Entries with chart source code
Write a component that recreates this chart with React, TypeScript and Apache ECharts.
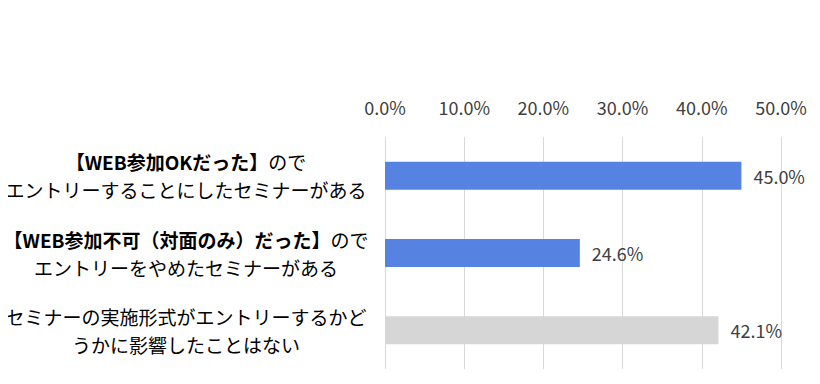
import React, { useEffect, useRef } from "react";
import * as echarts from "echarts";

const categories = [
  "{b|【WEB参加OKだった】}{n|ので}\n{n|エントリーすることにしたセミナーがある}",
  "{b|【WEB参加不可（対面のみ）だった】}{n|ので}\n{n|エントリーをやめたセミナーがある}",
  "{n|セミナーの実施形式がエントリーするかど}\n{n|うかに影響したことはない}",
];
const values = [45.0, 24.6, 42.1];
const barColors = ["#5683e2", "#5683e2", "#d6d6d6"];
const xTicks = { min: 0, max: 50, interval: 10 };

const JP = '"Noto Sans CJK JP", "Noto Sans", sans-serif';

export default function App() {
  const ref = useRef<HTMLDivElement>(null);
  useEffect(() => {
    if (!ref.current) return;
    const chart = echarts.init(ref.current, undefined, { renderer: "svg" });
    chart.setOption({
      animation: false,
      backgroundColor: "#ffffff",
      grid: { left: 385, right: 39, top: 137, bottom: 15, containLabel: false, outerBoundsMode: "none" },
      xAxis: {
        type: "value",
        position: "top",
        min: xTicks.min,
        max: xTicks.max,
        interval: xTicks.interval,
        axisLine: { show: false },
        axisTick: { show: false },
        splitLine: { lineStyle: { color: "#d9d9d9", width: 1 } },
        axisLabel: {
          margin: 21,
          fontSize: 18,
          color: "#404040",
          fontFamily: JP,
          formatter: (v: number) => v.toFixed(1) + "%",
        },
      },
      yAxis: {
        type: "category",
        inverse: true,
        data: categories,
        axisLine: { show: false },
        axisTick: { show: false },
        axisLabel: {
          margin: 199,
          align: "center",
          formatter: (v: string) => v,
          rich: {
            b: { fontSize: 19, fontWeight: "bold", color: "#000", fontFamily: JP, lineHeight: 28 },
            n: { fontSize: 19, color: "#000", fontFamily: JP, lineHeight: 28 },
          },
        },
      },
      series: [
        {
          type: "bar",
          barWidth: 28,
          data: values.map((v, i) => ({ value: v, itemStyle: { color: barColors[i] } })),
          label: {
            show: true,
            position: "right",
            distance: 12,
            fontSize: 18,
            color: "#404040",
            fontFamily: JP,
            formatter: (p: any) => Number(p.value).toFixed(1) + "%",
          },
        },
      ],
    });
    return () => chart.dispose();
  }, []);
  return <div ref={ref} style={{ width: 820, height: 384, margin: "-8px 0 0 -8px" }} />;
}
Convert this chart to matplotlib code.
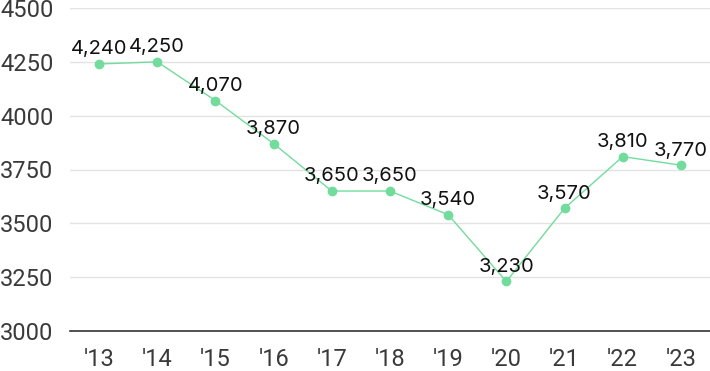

## Brief
Skip the pictures, then retype every line above exactly.

## Completed task
Write a component that recreates this chart with React, TypeScript and Apache ECharts.
import React, { useEffect, useRef } from "react";
import * as echarts from "echarts";

const categories = [
  "{b|【WEB参加OKだった】}{n|ので}\n{n|エントリーすることにしたセミナーがある}",
  "{b|【WEB参加不可（対面のみ）だった】}{n|ので}\n{n|エントリーをやめたセミナーがある}",
  "{n|セミナーの実施形式がエントリーするかど}\n{n|うかに影響したことはない}",
];
const values = [45.0, 24.6, 42.1];
const barColors = ["#5683e2", "#5683e2", "#d6d6d6"];
const xTicks = { min: 0, max: 50, interval: 10 };

const JP = '"Noto Sans CJK JP", "Noto Sans", sans-serif';

export default function App() {
  const ref = useRef<HTMLDivElement>(null);
  useEffect(() => {
    if (!ref.current) return;
    const chart = echarts.init(ref.current, undefined, { renderer: "svg" });
    chart.setOption({
      animation: false,
      backgroundColor: "#ffffff",
      grid: { left: 385, right: 39, top: 137, bottom: 15, containLabel: false, outerBoundsMode: "none" },
      xAxis: {
        type: "value",
        position: "top",
        min: xTicks.min,
        max: xTicks.max,
        interval: xTicks.interval,
        axisLine: { show: false },
        axisTick: { show: false },
        splitLine: { lineStyle: { color: "#d9d9d9", width: 1 } },
        axisLabel: {
          margin: 21,
          fontSize: 18,
          color: "#404040",
          fontFamily: JP,
          formatter: (v: number) => v.toFixed(1) + "%",
        },
      },
      yAxis: {
        type: "category",
        inverse: true,
        data: categories,
        axisLine: { show: false },
        axisTick: { show: false },
        axisLabel: {
          margin: 199,
          align: "center",
          formatter: (v: string) => v,
          rich: {
            b: { fontSize: 19, fontWeight: "bold", color: "#000", fontFamily: JP, lineHeight: 28 },
            n: { fontSize: 19, color: "#000", fontFamily: JP, lineHeight: 28 },
          },
        },
      },
      series: [
        {
          type: "bar",
          barWidth: 28,
          data: values.map((v, i) => ({ value: v, itemStyle: { color: barColors[i] } })),
          label: {
            show: true,
            position: "right",
            distance: 12,
            fontSize: 18,
            color: "#404040",
            fontFamily: JP,
            formatter: (p: any) => Number(p.value).toFixed(1) + "%",
          },
        },
      ],
    });
    return () => chart.dispose();
  }, []);
  return <div ref={ref} style={{ width: 820, height: 384, margin: "-8px 0 0 -8px" }} />;
}
Convert this chart to matplotlib code.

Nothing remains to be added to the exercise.